→ SET PROBLEM:
Give every entry again, unchanged, and leave its images out.

Part of a data file

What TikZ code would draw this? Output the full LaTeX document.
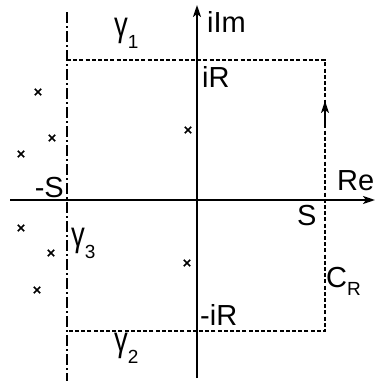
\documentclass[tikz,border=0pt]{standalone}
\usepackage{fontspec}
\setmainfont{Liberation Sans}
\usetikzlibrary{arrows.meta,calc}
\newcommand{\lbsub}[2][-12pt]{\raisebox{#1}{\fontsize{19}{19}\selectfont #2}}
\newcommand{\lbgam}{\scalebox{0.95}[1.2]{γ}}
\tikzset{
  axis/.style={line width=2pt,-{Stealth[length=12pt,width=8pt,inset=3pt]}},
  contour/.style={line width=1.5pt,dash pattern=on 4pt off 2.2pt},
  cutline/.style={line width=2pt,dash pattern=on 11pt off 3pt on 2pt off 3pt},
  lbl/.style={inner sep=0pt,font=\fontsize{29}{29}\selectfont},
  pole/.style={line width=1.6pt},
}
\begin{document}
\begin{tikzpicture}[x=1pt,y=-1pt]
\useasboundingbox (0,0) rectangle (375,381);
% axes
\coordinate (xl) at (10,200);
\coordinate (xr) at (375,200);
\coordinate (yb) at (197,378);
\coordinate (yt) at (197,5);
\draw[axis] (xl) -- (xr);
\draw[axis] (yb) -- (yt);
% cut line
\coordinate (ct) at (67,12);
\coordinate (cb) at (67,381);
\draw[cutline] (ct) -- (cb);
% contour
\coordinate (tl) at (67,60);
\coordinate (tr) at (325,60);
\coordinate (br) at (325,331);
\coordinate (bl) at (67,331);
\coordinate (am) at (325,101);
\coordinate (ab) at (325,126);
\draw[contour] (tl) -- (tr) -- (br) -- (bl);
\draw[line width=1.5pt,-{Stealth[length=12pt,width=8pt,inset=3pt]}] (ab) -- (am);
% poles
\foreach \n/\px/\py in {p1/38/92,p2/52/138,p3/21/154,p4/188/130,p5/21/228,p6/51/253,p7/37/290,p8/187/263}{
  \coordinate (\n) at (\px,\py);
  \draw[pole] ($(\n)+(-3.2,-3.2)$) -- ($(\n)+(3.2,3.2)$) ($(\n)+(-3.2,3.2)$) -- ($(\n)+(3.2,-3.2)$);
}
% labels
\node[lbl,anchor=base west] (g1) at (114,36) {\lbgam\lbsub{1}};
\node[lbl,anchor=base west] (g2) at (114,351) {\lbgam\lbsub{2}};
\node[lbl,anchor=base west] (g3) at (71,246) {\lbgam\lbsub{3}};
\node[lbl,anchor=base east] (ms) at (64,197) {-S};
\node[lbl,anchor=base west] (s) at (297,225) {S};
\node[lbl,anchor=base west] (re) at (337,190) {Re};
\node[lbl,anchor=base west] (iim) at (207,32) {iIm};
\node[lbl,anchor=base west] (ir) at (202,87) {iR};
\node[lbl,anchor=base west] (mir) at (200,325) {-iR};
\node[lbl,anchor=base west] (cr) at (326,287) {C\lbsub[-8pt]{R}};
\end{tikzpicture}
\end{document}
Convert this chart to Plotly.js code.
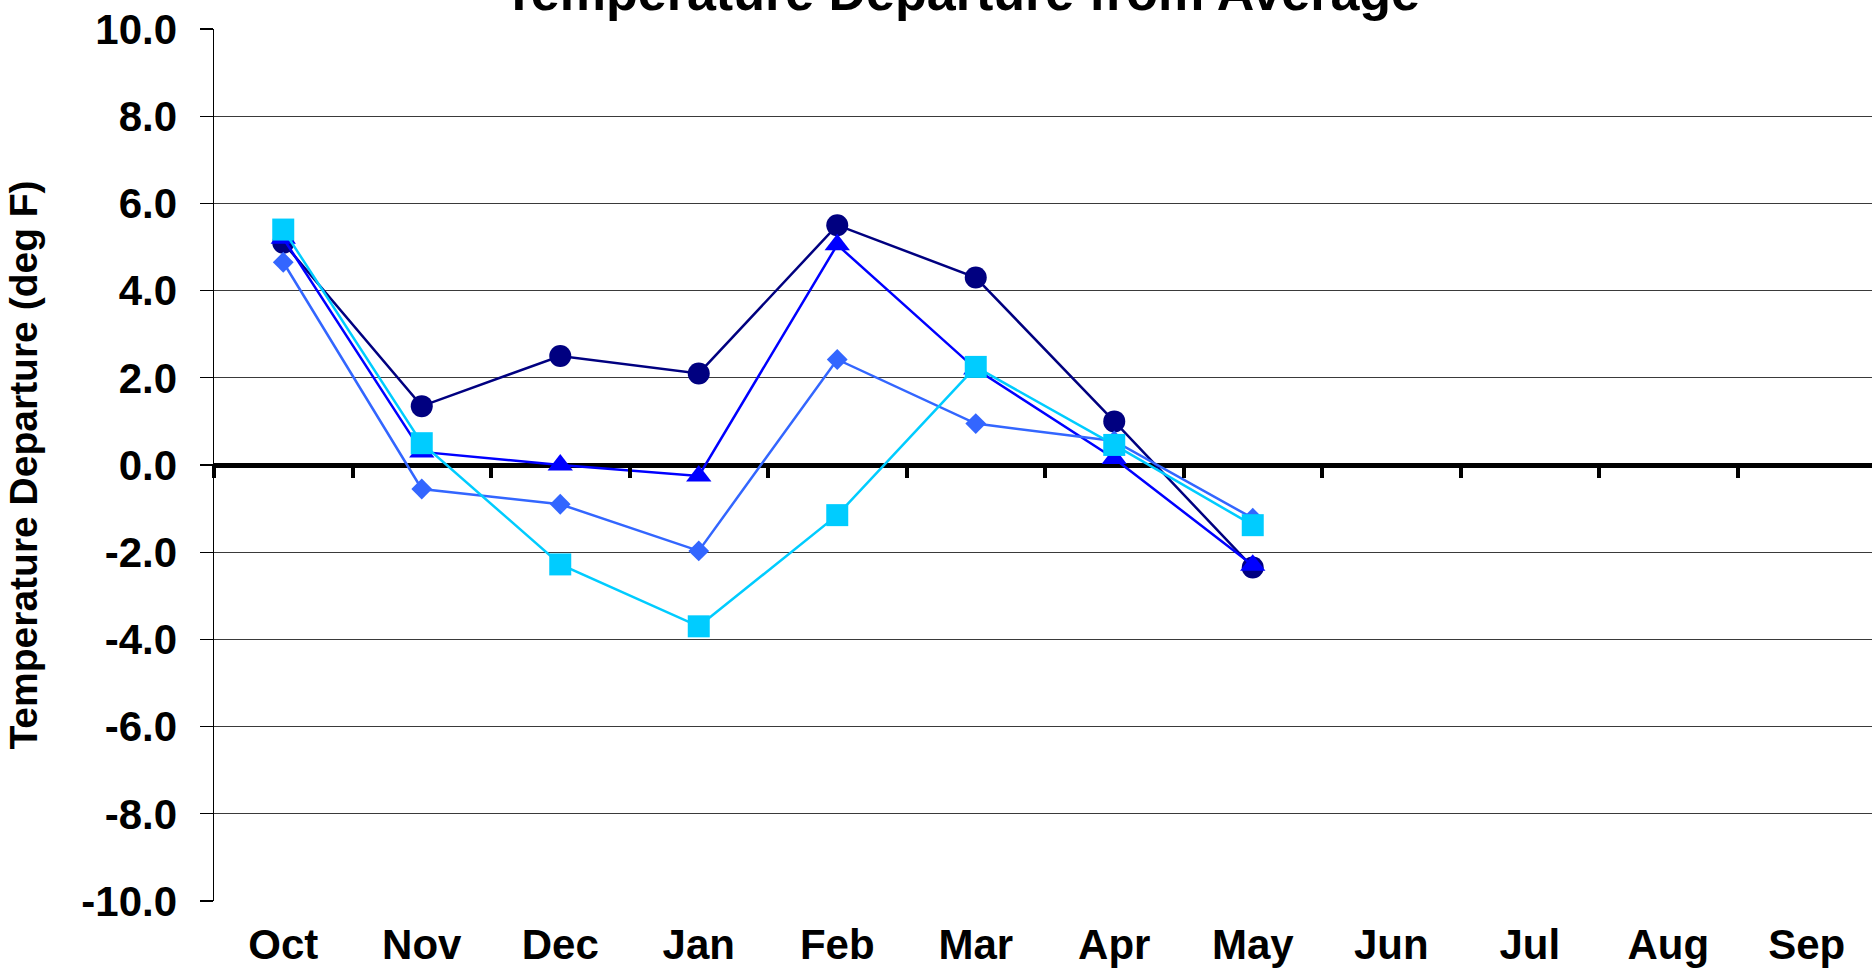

→ CORRECT ANSWER:
What TikZ code would draw this? Output the full LaTeX document.
\documentclass[tikz,border=0pt]{standalone}
\usepackage{fontspec}
\setmainfont{Liberation Sans}
\usetikzlibrary{arrows.meta,calc}
\newcommand{\lbsub}[2][-12pt]{\raisebox{#1}{\fontsize{19}{19}\selectfont #2}}
\newcommand{\lbgam}{\scalebox{0.95}[1.2]{γ}}
\tikzset{
  axis/.style={line width=2pt,-{Stealth[length=12pt,width=8pt,inset=3pt]}},
  contour/.style={line width=1.5pt,dash pattern=on 4pt off 2.2pt},
  cutline/.style={line width=2pt,dash pattern=on 11pt off 3pt on 2pt off 3pt},
  lbl/.style={inner sep=0pt,font=\fontsize{29}{29}\selectfont},
  pole/.style={line width=1.6pt},
}
\begin{document}
\begin{tikzpicture}[x=1pt,y=-1pt]
\useasboundingbox (0,0) rectangle (375,381);
% axes
\coordinate (xl) at (10,200);
\coordinate (xr) at (375,200);
\coordinate (yb) at (197,378);
\coordinate (yt) at (197,5);
\draw[axis] (xl) -- (xr);
\draw[axis] (yb) -- (yt);
% cut line
\coordinate (ct) at (67,12);
\coordinate (cb) at (67,381);
\draw[cutline] (ct) -- (cb);
% contour
\coordinate (tl) at (67,60);
\coordinate (tr) at (325,60);
\coordinate (br) at (325,331);
\coordinate (bl) at (67,331);
\coordinate (am) at (325,101);
\coordinate (ab) at (325,126);
\draw[contour] (tl) -- (tr) -- (br) -- (bl);
\draw[line width=1.5pt,-{Stealth[length=12pt,width=8pt,inset=3pt]}] (ab) -- (am);
% poles
\foreach \n/\px/\py in {p1/38/92,p2/52/138,p3/21/154,p4/188/130,p5/21/228,p6/51/253,p7/37/290,p8/187/263}{
  \coordinate (\n) at (\px,\py);
  \draw[pole] ($(\n)+(-3.2,-3.2)$) -- ($(\n)+(3.2,3.2)$) ($(\n)+(-3.2,3.2)$) -- ($(\n)+(3.2,-3.2)$);
}
% labels
\node[lbl,anchor=base west] (g1) at (114,36) {\lbgam\lbsub{1}};
\node[lbl,anchor=base west] (g2) at (114,351) {\lbgam\lbsub{2}};
\node[lbl,anchor=base west] (g3) at (71,246) {\lbgam\lbsub{3}};
\node[lbl,anchor=base east] (ms) at (64,197) {-S};
\node[lbl,anchor=base west] (s) at (297,225) {S};
\node[lbl,anchor=base west] (re) at (337,190) {Re};
\node[lbl,anchor=base west] (iim) at (207,32) {iIm};
\node[lbl,anchor=base west] (ir) at (202,87) {iR};
\node[lbl,anchor=base west] (mir) at (200,325) {-iR};
\node[lbl,anchor=base west] (cr) at (326,287) {C\lbsub[-8pt]{R}};
\end{tikzpicture}
\end{document}
Convert this chart to Plotly.js code.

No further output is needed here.